Repeat, exactly and in full, the lines of the listing below, but without any pictures.
-------- Source data --------
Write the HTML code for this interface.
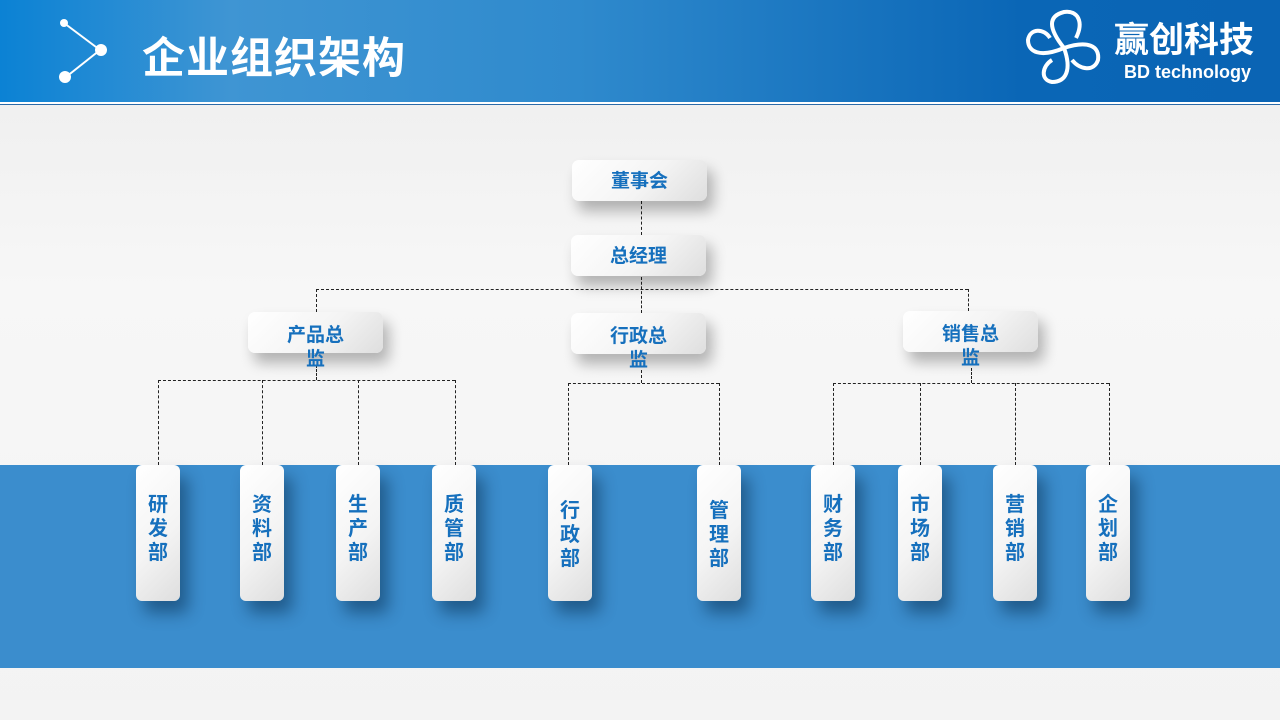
<!DOCTYPE html>
<html><head><meta charset="utf-8"><style>
*{margin:0;padding:0;box-sizing:border-box}
body{width:1280px;height:720px;overflow:hidden;position:relative;background:linear-gradient(180deg,#ececec 0%,#f7f7f7 40%,#f3f3f3 100%);font-family:"Liberation Sans","Noto Sans CJK SC",sans-serif}
.hdr{position:absolute;left:0;top:0;width:1280px;height:102px;background:linear-gradient(90deg,#0b82d4 0%,#3f95d3 18%,#2f8acd 45%,#0a66b6 80%,#0a64b4 100%)}
.hl{position:absolute;left:0;top:102px;width:1280px;height:3px;background:#fff;border-bottom:1px solid #2a6aa8}
.title{position:absolute;left:142px;top:24px;color:#fff;font-size:43px;font-weight:bold;letter-spacing:1px}
.band{position:absolute;left:0;top:465px;width:1280px;height:203px;background:#3b8dcd}
.box{position:absolute;background:linear-gradient(135deg,#ffffff 0%,#f4f4f4 55%,#dedede 100%);border-radius:7px;box-shadow:6px 10px 14px rgba(0,0,0,.28);color:#1670bd;font-weight:bold;text-align:center}
.h{width:135px;height:41px;font-size:19px;line-height:41px;padding-top:3px}
.h2{width:135px;height:41px;font-size:19px;line-height:24px;padding-top:12px}
.d{width:44px;height:136px;font-size:20px;line-height:24px;padding-top:28px;border-radius:6px;box-shadow:8px 12px 16px rgba(0,30,60,.45)}
.v{position:absolute;border-left:1px dashed #222;width:0}
.hz{position:absolute;border-top:1px dashed #222;height:0}
</style></head><body>
<div class="hdr"></div><div class="hl"></div>
<svg style="position:absolute;left:50px;top:15px" width="70" height="70">
<line x1="14" y1="8" x2="50" y2="35" stroke="#fff" stroke-width="2"/><line x1="50" y1="35" x2="16" y2="62" stroke="#fff" stroke-width="2"/>
<circle cx="14" cy="8" r="4" fill="#fff"/><circle cx="51" cy="35" r="6" fill="#fff"/><circle cx="15" cy="62" r="6" fill="#fff"/></svg>
<div class="title">企业组织架构</div>
<svg style="position:absolute;left:1018px;top:8px" width="92" height="80" viewBox="0 0 92 80">
<g fill="none" stroke="#fff" stroke-width="4">
<path d="M46 40 C30 20 30 8 46 4 C60 2 66 14 58 30"/>
<path d="M46 40 C70 32 82 38 80 52 C76 64 62 62 54 52"/>
<path d="M46 40 C54 62 48 74 34 74 C22 72 24 58 34 52"/>
<path d="M46 40 C22 50 10 44 10 32 C12 20 26 20 32 30"/>
</g></svg>
<div style="position:absolute;left:1114px;top:19px;color:#fff;font-size:35px;font-weight:bold;line-height:44px">赢创科技</div>
<div style="position:absolute;left:1124px;top:61px;color:#fff;font-size:18px;font-weight:bold;line-height:22px">BD technology</div>
<div class="band"></div>
<!-- connectors -->
<div class="v" style="left:641px;top:201px;height:34px"></div>
<div class="v" style="left:641px;top:277px;height:36px"></div>
<div class="hz" style="left:316px;top:289px;width:652px"></div>
<div class="v" style="left:316px;top:289px;height:23px"></div>
<div class="v" style="left:968px;top:289px;height:22px"></div>
<div class="v" style="left:316px;top:365px;height:15px"></div>
<div class="hz" style="left:158px;top:380px;width:297px"></div>
<div class="v" style="left:158px;top:380px;height:85px"></div>
<div class="v" style="left:262px;top:380px;height:85px"></div>
<div class="v" style="left:358px;top:380px;height:85px"></div>
<div class="v" style="left:455px;top:380px;height:85px"></div>
<div class="v" style="left:641px;top:370px;height:13px"></div>
<div class="hz" style="left:568px;top:383px;width:151px"></div>
<div class="v" style="left:568px;top:383px;height:82px"></div>
<div class="v" style="left:719px;top:383px;height:82px"></div>
<div class="v" style="left:971px;top:368px;height:15px"></div>
<div class="hz" style="left:833px;top:383px;width:276px"></div>
<div class="v" style="left:833px;top:383px;height:82px"></div>
<div class="v" style="left:920px;top:383px;height:82px"></div>
<div class="v" style="left:1015px;top:383px;height:82px"></div>
<div class="v" style="left:1109px;top:383px;height:82px"></div>
<!-- boxes -->
<div class="box h" style="left:572px;top:160px;line-height:38px">董事会</div>
<div class="box h" style="left:571px;top:235px;line-height:38px">总经理</div>
<div class="box h2" style="left:248px;top:312px">产品总<br>监</div>
<div class="box h2" style="left:571px;top:313px">行政总<br>监</div>
<div class="box h2" style="left:903px;top:311px">销售总<br>监</div>
<div class="box d" style="left:136px;top:465px">研<br>发<br>部</div>
<div class="box d" style="left:240px;top:465px">资<br>料<br>部</div>
<div class="box d" style="left:336px;top:465px">生<br>产<br>部</div>
<div class="box d" style="left:432px;top:465px">质<br>管<br>部</div>
<div class="box d" style="left:548px;top:465px;padding-top:34px">行<br>政<br>部</div>
<div class="box d" style="left:697px;top:465px;padding-top:34px">管<br>理<br>部</div>
<div class="box d" style="left:811px;top:465px">财<br>务<br>部</div>
<div class="box d" style="left:898px;top:465px">市<br>场<br>部</div>
<div class="box d" style="left:993px;top:465px">营<br>销<br>部</div>
<div class="box d" style="left:1086px;top:465px">企<br>划<br>部</div>
</body></html>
--------
Task output:
Write the HTML code for this interface.
<!DOCTYPE html>
<html><head><meta charset="utf-8"><style>
*{margin:0;padding:0;box-sizing:border-box}
body{width:1280px;height:720px;overflow:hidden;position:relative;background:linear-gradient(180deg,#ececec 0%,#f7f7f7 40%,#f3f3f3 100%);font-family:"Liberation Sans","Noto Sans CJK SC",sans-serif}
.hdr{position:absolute;left:0;top:0;width:1280px;height:102px;background:linear-gradient(90deg,#0b82d4 0%,#3f95d3 18%,#2f8acd 45%,#0a66b6 80%,#0a64b4 100%)}
.hl{position:absolute;left:0;top:102px;width:1280px;height:3px;background:#fff;border-bottom:1px solid #2a6aa8}
.title{position:absolute;left:142px;top:24px;color:#fff;font-size:43px;font-weight:bold;letter-spacing:1px}
.band{position:absolute;left:0;top:465px;width:1280px;height:203px;background:#3b8dcd}
.box{position:absolute;background:linear-gradient(135deg,#ffffff 0%,#f4f4f4 55%,#dedede 100%);border-radius:7px;box-shadow:6px 10px 14px rgba(0,0,0,.28);color:#1670bd;font-weight:bold;text-align:center}
.h{width:135px;height:41px;font-size:19px;line-height:41px;padding-top:3px}
.h2{width:135px;height:41px;font-size:19px;line-height:24px;padding-top:12px}
.d{width:44px;height:136px;font-size:20px;line-height:24px;padding-top:28px;border-radius:6px;box-shadow:8px 12px 16px rgba(0,30,60,.45)}
.v{position:absolute;border-left:1px dashed #222;width:0}
.hz{position:absolute;border-top:1px dashed #222;height:0}
</style></head><body>
<div class="hdr"></div><div class="hl"></div>
<svg style="position:absolute;left:50px;top:15px" width="70" height="70">
<line x1="14" y1="8" x2="50" y2="35" stroke="#fff" stroke-width="2"/><line x1="50" y1="35" x2="16" y2="62" stroke="#fff" stroke-width="2"/>
<circle cx="14" cy="8" r="4" fill="#fff"/><circle cx="51" cy="35" r="6" fill="#fff"/><circle cx="15" cy="62" r="6" fill="#fff"/></svg>
<div class="title">企业组织架构</div>
<svg style="position:absolute;left:1018px;top:8px" width="92" height="80" viewBox="0 0 92 80">
<g fill="none" stroke="#fff" stroke-width="4">
<path d="M46 40 C30 20 30 8 46 4 C60 2 66 14 58 30"/>
<path d="M46 40 C70 32 82 38 80 52 C76 64 62 62 54 52"/>
<path d="M46 40 C54 62 48 74 34 74 C22 72 24 58 34 52"/>
<path d="M46 40 C22 50 10 44 10 32 C12 20 26 20 32 30"/>
</g></svg>
<div style="position:absolute;left:1114px;top:19px;color:#fff;font-size:35px;font-weight:bold;line-height:44px">赢创科技</div>
<div style="position:absolute;left:1124px;top:61px;color:#fff;font-size:18px;font-weight:bold;line-height:22px">BD technology</div>
<div class="band"></div>
<!-- connectors -->
<div class="v" style="left:641px;top:201px;height:34px"></div>
<div class="v" style="left:641px;top:277px;height:36px"></div>
<div class="hz" style="left:316px;top:289px;width:652px"></div>
<div class="v" style="left:316px;top:289px;height:23px"></div>
<div class="v" style="left:968px;top:289px;height:22px"></div>
<div class="v" style="left:316px;top:365px;height:15px"></div>
<div class="hz" style="left:158px;top:380px;width:297px"></div>
<div class="v" style="left:158px;top:380px;height:85px"></div>
<div class="v" style="left:262px;top:380px;height:85px"></div>
<div class="v" style="left:358px;top:380px;height:85px"></div>
<div class="v" style="left:455px;top:380px;height:85px"></div>
<div class="v" style="left:641px;top:370px;height:13px"></div>
<div class="hz" style="left:568px;top:383px;width:151px"></div>
<div class="v" style="left:568px;top:383px;height:82px"></div>
<div class="v" style="left:719px;top:383px;height:82px"></div>
<div class="v" style="left:971px;top:368px;height:15px"></div>
<div class="hz" style="left:833px;top:383px;width:276px"></div>
<div class="v" style="left:833px;top:383px;height:82px"></div>
<div class="v" style="left:920px;top:383px;height:82px"></div>
<div class="v" style="left:1015px;top:383px;height:82px"></div>
<div class="v" style="left:1109px;top:383px;height:82px"></div>
<!-- boxes -->
<div class="box h" style="left:572px;top:160px;line-height:38px">董事会</div>
<div class="box h" style="left:571px;top:235px;line-height:38px">总经理</div>
<div class="box h2" style="left:248px;top:312px">产品总<br>监</div>
<div class="box h2" style="left:571px;top:313px">行政总<br>监</div>
<div class="box h2" style="left:903px;top:311px">销售总<br>监</div>
<div class="box d" style="left:136px;top:465px">研<br>发<br>部</div>
<div class="box d" style="left:240px;top:465px">资<br>料<br>部</div>
<div class="box d" style="left:336px;top:465px">生<br>产<br>部</div>
<div class="box d" style="left:432px;top:465px">质<br>管<br>部</div>
<div class="box d" style="left:548px;top:465px;padding-top:34px">行<br>政<br>部</div>
<div class="box d" style="left:697px;top:465px;padding-top:34px">管<br>理<br>部</div>
<div class="box d" style="left:811px;top:465px">财<br>务<br>部</div>
<div class="box d" style="left:898px;top:465px">市<br>场<br>部</div>
<div class="box d" style="left:993px;top:465px">营<br>销<br>部</div>
<div class="box d" style="left:1086px;top:465px">企<br>划<br>部</div>
</body></html>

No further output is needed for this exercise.